Wednesday, April 20, 2011

Chunkaliciousness Preventerness

I think I would make a very good rich person. I have excellent taste and am constantly thinking of things I would like to have. I enjoy presents and making charitable donations. There is a long list of places I would be happy to travel to, and while there, I want to make sure to fully embrace the local culture by site-seeing, shopping and eating out. When I return home, I’ll maintain my rich-person physique by having my trainer and Yoga master visit me at my home gym.

Instead there are these ordinary things I have to pay for, like diapers and cable television. The reoccurring conversation regarding finances happens and Hubs asks “Don’t we know anyone rich?”

Does he mean Daddy Warbucks or The Trump? Sorry sweets, I lost their numbers when I got my new cell phone. Looks like we will have to find our own way to personal fortune.

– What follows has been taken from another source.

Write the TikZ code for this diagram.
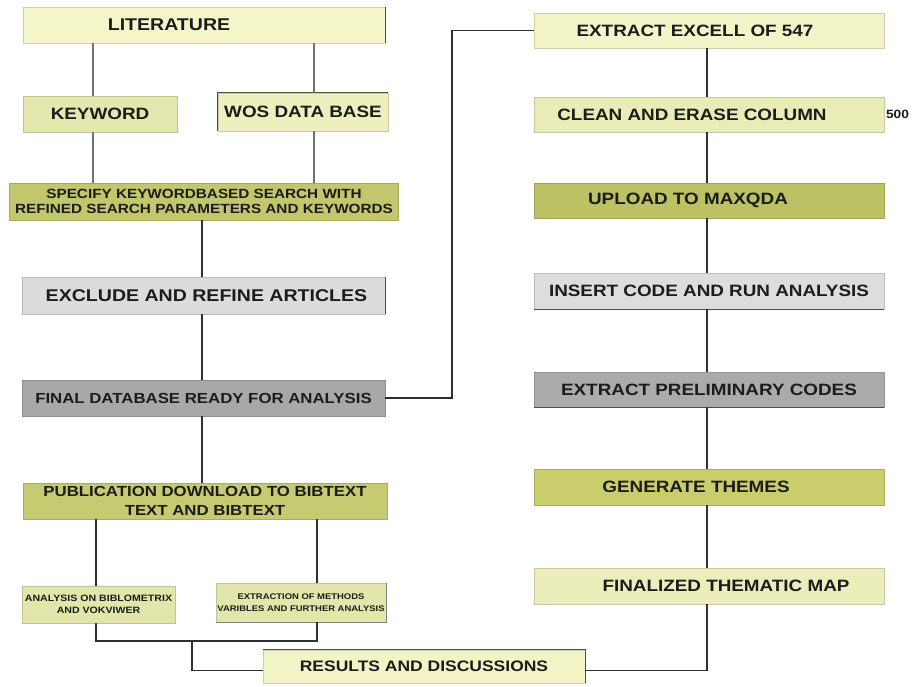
\documentclass[tikz,border=0pt]{standalone}
\usepackage{fontspec}
\setmainfont{Liberation Sans}[FakeStretch=1.15]
\definecolor{cLit}{HTML}{F4F6CA}
\definecolor{cKw}{HTML}{E5E8AE}
\definecolor{cWos}{HTML}{EDEFBF}
\definecolor{cSpec}{HTML}{C2C66C}
\definecolor{cExcl}{HTML}{DCDCDC}
\definecolor{cFin}{HTML}{A8A8A8}
\definecolor{cPub}{HTML}{C6CA70}
\definecolor{cSmall}{HTML}{E3E6AB}
\definecolor{cRes}{HTML}{F2F4C6}
\definecolor{cExt}{HTML}{F3F5C9}
\definecolor{cClean}{HTML}{EAECB8}
\definecolor{cUp}{HTML}{BCC163}
\definecolor{cIns}{HTML}{DDDDDD}
\definecolor{cPre}{HTML}{ABABAB}
\definecolor{cGen}{HTML}{C9CD6B}
\definecolor{cFmap}{HTML}{EBEDBB}
\definecolor{cTxt}{HTML}{1C1C1C}
\definecolor{cLineA}{HTML}{707070}
\definecolor{cLine}{HTML}{303030}
\begin{document}
\begin{tikzpicture}[x=1pt,y=-1pt,
  bx/.style={rectangle, inner sep=0pt, align=center, text=cTxt, draw=#1!85!black, line width=0.5pt, fill=#1},
  fbig/.style={font=\fontsize{17}{19}\selectfont\bfseries},
  fbr/.style={font=\fontsize{16.4}{19}\selectfont\bfseries},
  fmid/.style={font=\fontsize{14.6}{19}\selectfont\bfseries},
  fres/.style={font=\fontsize{15.2}{17}\selectfont\bfseries},
  fspec/.style={font=\fontsize{13.3}{15}\selectfont\bfseries},
  fana/.style={font=\fontsize{9.2}{12.3}\selectfont\bfseries},
  fext/.style={font=\fontsize{8.2}{12.3}\selectfont\bfseries},
  lbl/.style={text=cTxt, inner sep=0pt},
  conA/.style={draw=cLineA, line width=1.8pt},
  con/.style={draw=cLine, line width=1.2pt},
  edge/.style={draw=black!70, line width=1pt}]
\useasboundingbox[fill=white] (0,0) rectangle (912,687);

% left column
\node[bx=cLit, minimum width=362pt, minimum height=36pt,
      label={[lbl, fbig, xshift=-35pt]center:LITERATURE}] (lit) at (204,25) {};
\node[bx=cKw, fbr, minimum width=154pt, minimum height=36pt] (kw) at (100,114) {KEYWORD};
\node[bx=cWos, fbr, minimum width=170pt, minimum height=38pt] (wos) at (303,112) {WOS DATA BASE};
\node[bx=cSpec, fspec, minimum width=389pt, minimum height=37pt] (spec) at (204,201.5)
  {SPECIFY KEYWORDBASED SEARCH WITH\\REFINED SEARCH PARAMETERS AND KEYWORDS};
\node[bx=cExcl, minimum width=363pt, minimum height=37pt,
      label={[lbl, fbig, xshift=3pt]center:EXCLUDE AND REFINE ARTICLES}] (excl) at (203.5,295.5) {};
\node[bx=cFin, fmid, minimum width=363pt, minimum height=36pt] (fin) at (203.5,398) {FINAL DATABASE READY FOR ANALYSIS};
\node[bx=cPub, fmid, minimum width=364pt, minimum height=36pt] (pub) at (205,501)
  {PUBLICATION DOWNLOAD TO BIBTEXT\\TEXT AND BIBTEXT};
\node[bx=cSmall, fana, minimum width=153pt, minimum height=37pt] (ana) at (98.5,604.5)
  {ANALYSIS ON BIBLOMETRIX\\AND VOKVIWER};
\node[bx=cSmall, fext, minimum width=170pt, minimum height=39pt] (extr) at (301,602.5)
  {EXTRACTION OF METHODS\\VARIBLES AND FURTHER ANALYSIS};
\node[bx=cRes, fres, minimum width=322pt, minimum height=33pt] (res) at (424,666.5) {RESULTS AND DISCUSSIONS};

% right column
\node[bx=cExt, minimum width=350pt, minimum height=35pt,
      label={[lbl, fbr, xshift=-14pt]center:EXTRACT EXCELL OF 547}] (ext) at (709,30.5) {};
\node[bx=cClean, minimum width=350pt, minimum height=35pt,
      label={[lbl, fbr, xshift=-17pt]center:CLEAN AND ERASE COLUMN}] (clean) at (709,114.5) {};
\node[bx=cUp, minimum width=350pt, minimum height=35pt,
      label={[lbl, fbr, xshift=-21pt]center:UPLOAD TO MAXQDA}] (up) at (709,200.5) {};
\node[bx=cIns, fbr, minimum width=350pt, minimum height=36pt] (ins) at (709,291) {INSERT CODE AND RUN ANALYSIS};
\node[bx=cPre, fbr, minimum width=350pt, minimum height=35pt] (pre) at (709,389.5) {EXTRACT PRELIMINARY CODES};
\node[bx=cGen, minimum width=350pt, minimum height=36pt,
      label={[lbl, fbr, xshift=-13pt]center:GENERATE THEMES}] (gen) at (709,487) {};
\node[bx=cFmap, minimum width=350pt, minimum height=36pt,
      label={[lbl, fbr, xshift=17pt]center:FINALIZED THEMATIC MAP}] (fmap) at (709,586) {};
\node[lbl, font=\fontsize{12}{13}\selectfont\bfseries] (n500) at (897.5,114) {500};

% darker edges
\draw[edge] (lit.north east) -- (lit.south east);
\draw[edge] (wos.south west) -- (wos.north west) -- (wos.north east);
\draw[edge] (excl.north east) -- (excl.south east);
\draw[edge] (res.north west) -- (res.north east) -- (res.south east);
\draw[edge] (ins.south west) -- (ins.south east);
\draw[edge] (pre.south west) -- (pre.south east);
\draw[edge, draw=black!50] (extr.south west) -- (extr.south east) -- (extr.north east);

% column coordinates
\coordinate (xk) at (93,0);
\coordinate (xw) at (314,0);
\coordinate (xc) at (202,0);
\coordinate (xr) at (452,0);
\coordinate (xR) at (707,0);
\coordinate (xa) at (96,0);
\coordinate (xe) at (317,0);
\coordinate (jb) at (192,641);

% connectors
\draw[conA] (lit.south -| xk) -- (kw.north -| xk);
\draw[conA] (kw.south -| xk) -- (spec.north -| xk);
\draw[conA] (lit.south -| xw) -- (wos.north -| xw);
\draw[conA] (wos.south -| xw) -- (spec.north -| xw);
\draw[con] (spec.south -| xc) -- (excl.north -| xc);
\draw[con] (excl.south -| xc) -- (fin.north -| xc);
\draw[con] (fin.south -| xc) -- (pub.north -| xc);
\draw[con] (fin.east) -- (fin.east -| xr) |- (ext.west);
\draw[con] (ext.south -| xR) -- (clean.north -| xR);
\draw[con] (clean.south -| xR) -- (up.north -| xR);
\draw[con] (up.south -| xR) -- (ins.north -| xR);
\draw[con] (ins.south -| xR) -- (pre.north -| xR);
\draw[con] (pre.south -| xR) -- (gen.north -| xR);
\draw[con] (gen.south -| xR) -- (fmap.north -| xR);
\draw[con] (fmap.south -| xR) |- ([yshift=-4pt]res.east);
\draw[con] (pub.south -| xa) -- (ana.north -| xa);
\draw[con] (pub.south -| xe) -- (extr.north -| xe);
\draw[con] (ana.south -| xa) |- (jb) -| (extr.south -| xe);
\draw[con] (jb) |- ([yshift=-4pt]res.west);
\end{tikzpicture}
\end{document}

There are so many times that I see an invention and wonder why didn’t I invent that?! So I am going to invent something. You ready for it, this is a good one…

The Sippy Cup Alert

There are few things that can make you feel like you are in the Un-Spectacular Parent category more than when your child hands you their sippy cup and says “This is not good.”

Try to hold back panic and suppress “ew” face as you look at the cup thinking, that cup has a yellow top. Your milk this morning had a RED top. I am sure it had a red top because I remember thinking what a spectacular parent I was for color coordinating your sippy cup with your shirt (this is taken from actual trying-to-be-spectacular parenting thoughts.)

 I distinctly remember it started the thought process going about how we could have a whole “red” themed day with sliced strawberries at breakfast, red jello for lunch dessert, discussions on fire trucks and fire safety. I am currently online looking up fire safety worksheets and crafts while you are handing me a cup with a YELLOW top. Yellow does equate with fire safety exercises.

I was going to be a spectacular parent today until you had to go and drink from the chunk-o-licious cup lurking somewhere under some furniture that is trying to sabotage my spectacularness. Hoping that it was only under there from last night or I am going to jump from un-spectacular to cruel and disgusting. I don’t remember, did we sing about yellow submarines yesterday or was it the day before? Crap.

I would like to think that I am not the only parent who has had the guilt stricken feeling of finding a cup that once held liquid and now contains something of mixed substance. Introduce the Sippy Cup Alert.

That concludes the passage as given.